Qualcuno ha pianto, uno non ha nemmeno guardato il magistrato negli occhi, mentre spiegavano al gip Lucio Ardigò la notte del 10 novembre, quando Andrea Severi, senzatetto di Rimini, è stato arso vivo. Nel giorno della convalida dell'arresto, i quattro ragazzi hanno abbozzato la linea di difesa in un'aula del Tribunale di Rimini. Alessandro Bruschi ha versato la benzina ma non per uccidere, solo spaventare, ha detto. La pendenza del marciapiede ha fatto dilagare il combustibile fino alla panchina: Severi avrebbe preso fuoco alzandosi, poggiando i piedi su quel muro di fiamma che gli si era levato davanti, mentre dormiva.
Gli altri tre, Fabio Volanti, Enrico Giovanardi, che guidava l'auto e Matteo Pagliarani, hanno scaricato tutte le responsabilità su Alessandro. Succubi, hanno detto di aver tentato di fermarlo ma "quando si mette in testa di fare una cosa la fa", di non essere usciti dall'auto. Uno non ha nemmeno guardato.
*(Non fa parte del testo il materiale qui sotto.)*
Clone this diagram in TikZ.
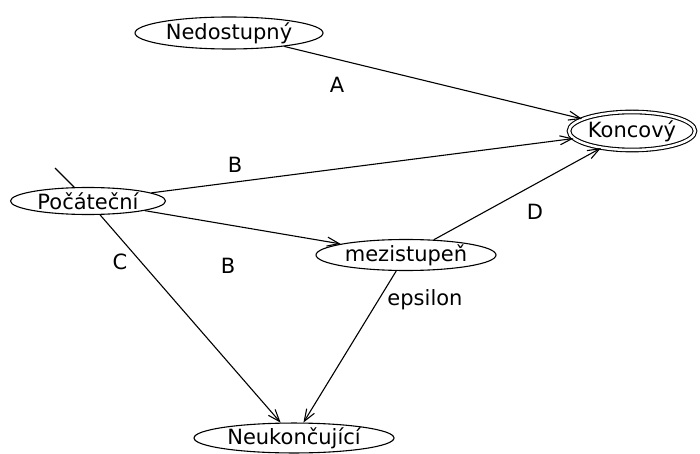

Si sono dichiarati pentiti. Non è bastato: restano in carcere. Neppure gli arresti domiciliari, come hanno chiesto i difensori. Per il magistrato c'è il pericolo del reiterazione del reato - qui probabilmente hanno gravato i sassi e i petardi lanciati ad Andrea Severi. Poi c'è il pericolo dell'inquinamento delle prove, "l'obbiettiva gravità del fatto"e, infine, la mancanza di un ravvedimento.